WASHINGTON (CNN) — I. Lewis “Scooter” Libby was disbarred from practicing law in the nation’s capital on Thursday.
The former chief of staff to Vice President Dick Cheney was convicted last year of lying to a grand jury and federal agents probing the leak of the identity of a CIA operative, Valerie Plame Wilson.
“When a member of the Bar is convicted of an offense involving moral turpitude, disbarment is mandatory,” the District of Columbia Court of Appeals wrote in its opinion, which is posted on its Web site.
Last July, a court sentenced Libby to a 30-month prison term. President Bush later commuted Libby’s sentence, calling it “excessive.”
Unlike a presidential pardon which wipes a person’s crimes off the books, Bush’s commutation of Libby’s sentence only means that he does not have to serve the prison sentence.

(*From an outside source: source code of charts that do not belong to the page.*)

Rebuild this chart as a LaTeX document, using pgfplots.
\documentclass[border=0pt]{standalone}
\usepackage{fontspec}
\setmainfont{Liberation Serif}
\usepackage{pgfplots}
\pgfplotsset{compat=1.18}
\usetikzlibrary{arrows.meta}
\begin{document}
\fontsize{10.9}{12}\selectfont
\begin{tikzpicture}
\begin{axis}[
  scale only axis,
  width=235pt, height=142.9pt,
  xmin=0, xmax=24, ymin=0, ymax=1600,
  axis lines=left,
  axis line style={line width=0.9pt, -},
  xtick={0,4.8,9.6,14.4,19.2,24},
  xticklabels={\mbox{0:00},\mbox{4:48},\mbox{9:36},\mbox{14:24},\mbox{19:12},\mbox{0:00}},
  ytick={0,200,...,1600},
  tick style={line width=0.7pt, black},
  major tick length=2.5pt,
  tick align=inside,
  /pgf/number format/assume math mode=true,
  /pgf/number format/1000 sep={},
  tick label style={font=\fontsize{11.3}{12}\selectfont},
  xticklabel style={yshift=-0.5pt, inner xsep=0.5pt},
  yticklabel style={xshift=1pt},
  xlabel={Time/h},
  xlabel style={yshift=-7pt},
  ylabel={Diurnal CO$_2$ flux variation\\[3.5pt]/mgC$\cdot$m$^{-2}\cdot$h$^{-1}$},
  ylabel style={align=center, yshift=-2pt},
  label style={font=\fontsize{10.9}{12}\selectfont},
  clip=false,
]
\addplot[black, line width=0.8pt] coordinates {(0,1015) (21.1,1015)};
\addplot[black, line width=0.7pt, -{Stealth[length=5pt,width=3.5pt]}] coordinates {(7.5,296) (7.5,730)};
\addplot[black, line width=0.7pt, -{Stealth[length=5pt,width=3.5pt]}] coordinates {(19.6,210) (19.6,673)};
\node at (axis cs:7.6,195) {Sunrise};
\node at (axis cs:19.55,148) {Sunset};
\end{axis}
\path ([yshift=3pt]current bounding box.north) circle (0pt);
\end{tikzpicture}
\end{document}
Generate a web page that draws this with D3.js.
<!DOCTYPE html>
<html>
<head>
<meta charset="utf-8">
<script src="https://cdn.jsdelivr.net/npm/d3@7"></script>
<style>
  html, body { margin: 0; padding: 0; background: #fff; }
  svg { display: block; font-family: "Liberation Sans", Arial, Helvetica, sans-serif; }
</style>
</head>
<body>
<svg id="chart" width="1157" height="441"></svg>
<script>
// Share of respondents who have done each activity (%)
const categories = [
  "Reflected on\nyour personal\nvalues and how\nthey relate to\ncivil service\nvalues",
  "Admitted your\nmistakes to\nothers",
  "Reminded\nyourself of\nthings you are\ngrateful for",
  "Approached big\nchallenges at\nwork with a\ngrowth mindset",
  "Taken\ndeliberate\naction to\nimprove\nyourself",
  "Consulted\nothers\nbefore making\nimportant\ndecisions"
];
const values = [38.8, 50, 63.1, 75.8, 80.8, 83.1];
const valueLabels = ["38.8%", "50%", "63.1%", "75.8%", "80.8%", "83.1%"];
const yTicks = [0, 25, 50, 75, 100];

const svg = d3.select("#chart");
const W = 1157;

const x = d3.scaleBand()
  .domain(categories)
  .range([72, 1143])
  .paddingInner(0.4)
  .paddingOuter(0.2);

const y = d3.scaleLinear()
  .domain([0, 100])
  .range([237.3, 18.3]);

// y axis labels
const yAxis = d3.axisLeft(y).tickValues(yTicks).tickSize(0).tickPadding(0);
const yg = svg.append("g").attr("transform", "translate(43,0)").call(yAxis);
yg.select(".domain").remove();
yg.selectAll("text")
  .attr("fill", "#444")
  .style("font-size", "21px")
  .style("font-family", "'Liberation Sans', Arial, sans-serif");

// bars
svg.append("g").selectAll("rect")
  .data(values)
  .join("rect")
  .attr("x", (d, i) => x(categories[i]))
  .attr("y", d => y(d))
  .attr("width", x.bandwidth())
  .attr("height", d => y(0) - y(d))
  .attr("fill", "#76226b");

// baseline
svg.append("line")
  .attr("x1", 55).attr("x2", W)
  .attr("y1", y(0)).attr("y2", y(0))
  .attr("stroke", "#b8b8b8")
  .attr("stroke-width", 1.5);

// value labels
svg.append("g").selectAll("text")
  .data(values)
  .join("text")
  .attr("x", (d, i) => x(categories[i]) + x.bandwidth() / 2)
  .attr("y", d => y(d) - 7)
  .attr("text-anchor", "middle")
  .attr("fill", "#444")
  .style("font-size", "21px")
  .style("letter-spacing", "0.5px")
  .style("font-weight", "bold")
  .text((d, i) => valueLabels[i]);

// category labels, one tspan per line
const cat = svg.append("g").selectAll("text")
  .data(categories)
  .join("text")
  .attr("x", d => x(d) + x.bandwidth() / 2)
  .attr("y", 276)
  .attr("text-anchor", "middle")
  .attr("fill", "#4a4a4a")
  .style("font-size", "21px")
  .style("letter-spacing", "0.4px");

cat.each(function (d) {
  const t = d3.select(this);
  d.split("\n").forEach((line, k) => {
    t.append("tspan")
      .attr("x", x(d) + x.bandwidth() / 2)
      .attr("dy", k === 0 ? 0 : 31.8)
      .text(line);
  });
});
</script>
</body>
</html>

He is still considered guilty of the crime he was convicted.
The president stopped short of an outright pardon, noting that “our entire system of justice relies on people telling the truth.”
Excuse me for just a moment…..
Although the White House has declined to say whether Bush might go beyond [Bush’s] decision to commute Libby’s jail time, both Bush and Cheney have expressed strong support for Libby.

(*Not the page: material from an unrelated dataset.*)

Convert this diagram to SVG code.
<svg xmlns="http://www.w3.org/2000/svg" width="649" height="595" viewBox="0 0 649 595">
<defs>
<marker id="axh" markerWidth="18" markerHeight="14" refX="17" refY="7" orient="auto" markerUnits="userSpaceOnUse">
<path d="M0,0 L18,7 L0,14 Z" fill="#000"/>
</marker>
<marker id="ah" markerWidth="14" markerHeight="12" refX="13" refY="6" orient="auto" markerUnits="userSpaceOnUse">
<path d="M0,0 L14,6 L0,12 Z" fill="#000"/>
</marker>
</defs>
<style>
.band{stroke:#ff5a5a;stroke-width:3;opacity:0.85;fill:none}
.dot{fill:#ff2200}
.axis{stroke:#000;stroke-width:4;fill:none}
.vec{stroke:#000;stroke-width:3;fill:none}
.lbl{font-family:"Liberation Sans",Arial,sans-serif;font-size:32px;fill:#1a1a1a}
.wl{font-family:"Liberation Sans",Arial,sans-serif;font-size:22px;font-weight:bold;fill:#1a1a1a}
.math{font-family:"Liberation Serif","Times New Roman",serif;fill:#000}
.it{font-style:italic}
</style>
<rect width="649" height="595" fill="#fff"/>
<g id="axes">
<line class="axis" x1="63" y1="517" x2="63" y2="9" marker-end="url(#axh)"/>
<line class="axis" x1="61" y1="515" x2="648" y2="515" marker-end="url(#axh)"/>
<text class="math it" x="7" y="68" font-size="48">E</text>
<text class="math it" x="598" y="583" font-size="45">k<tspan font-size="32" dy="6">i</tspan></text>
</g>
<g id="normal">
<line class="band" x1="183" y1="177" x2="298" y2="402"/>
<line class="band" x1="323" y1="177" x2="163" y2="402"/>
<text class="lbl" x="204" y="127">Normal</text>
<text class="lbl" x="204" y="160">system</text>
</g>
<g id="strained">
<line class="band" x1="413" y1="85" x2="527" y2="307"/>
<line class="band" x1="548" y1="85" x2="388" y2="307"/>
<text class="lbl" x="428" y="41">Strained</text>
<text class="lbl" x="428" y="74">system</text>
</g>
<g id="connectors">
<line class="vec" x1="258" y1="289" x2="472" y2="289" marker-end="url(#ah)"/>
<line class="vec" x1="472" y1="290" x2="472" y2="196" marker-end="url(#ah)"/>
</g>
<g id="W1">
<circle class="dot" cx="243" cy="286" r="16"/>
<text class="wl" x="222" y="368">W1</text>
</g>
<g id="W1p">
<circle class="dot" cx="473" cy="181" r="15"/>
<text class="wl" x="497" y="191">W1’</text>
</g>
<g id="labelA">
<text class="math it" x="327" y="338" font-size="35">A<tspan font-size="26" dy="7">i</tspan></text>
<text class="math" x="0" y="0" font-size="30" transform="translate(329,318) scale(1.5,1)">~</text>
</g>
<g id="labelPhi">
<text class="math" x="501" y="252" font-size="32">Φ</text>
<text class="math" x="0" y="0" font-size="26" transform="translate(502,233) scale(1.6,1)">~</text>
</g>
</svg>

Melanie Sloan, executive director of Citizens for Responsibility and Ethics in Washington, told CNN a presidential pardon could indeed open the door for Libby to try to regain his license to practice law.
Sloan’s group is pursuing a civil suit on behalf of Plame Wilson, claiming damage from White House disclosures of her identity and connection to the CIA.
Although the suit has been rejected by a federal court, the group Friday will file a brief ahead of an appeals argument May 9.
Case history dating back to the Iran-Contra affair of the 1980s could affect Libby’s prospects for regaining his law license if he is granted a full pardon.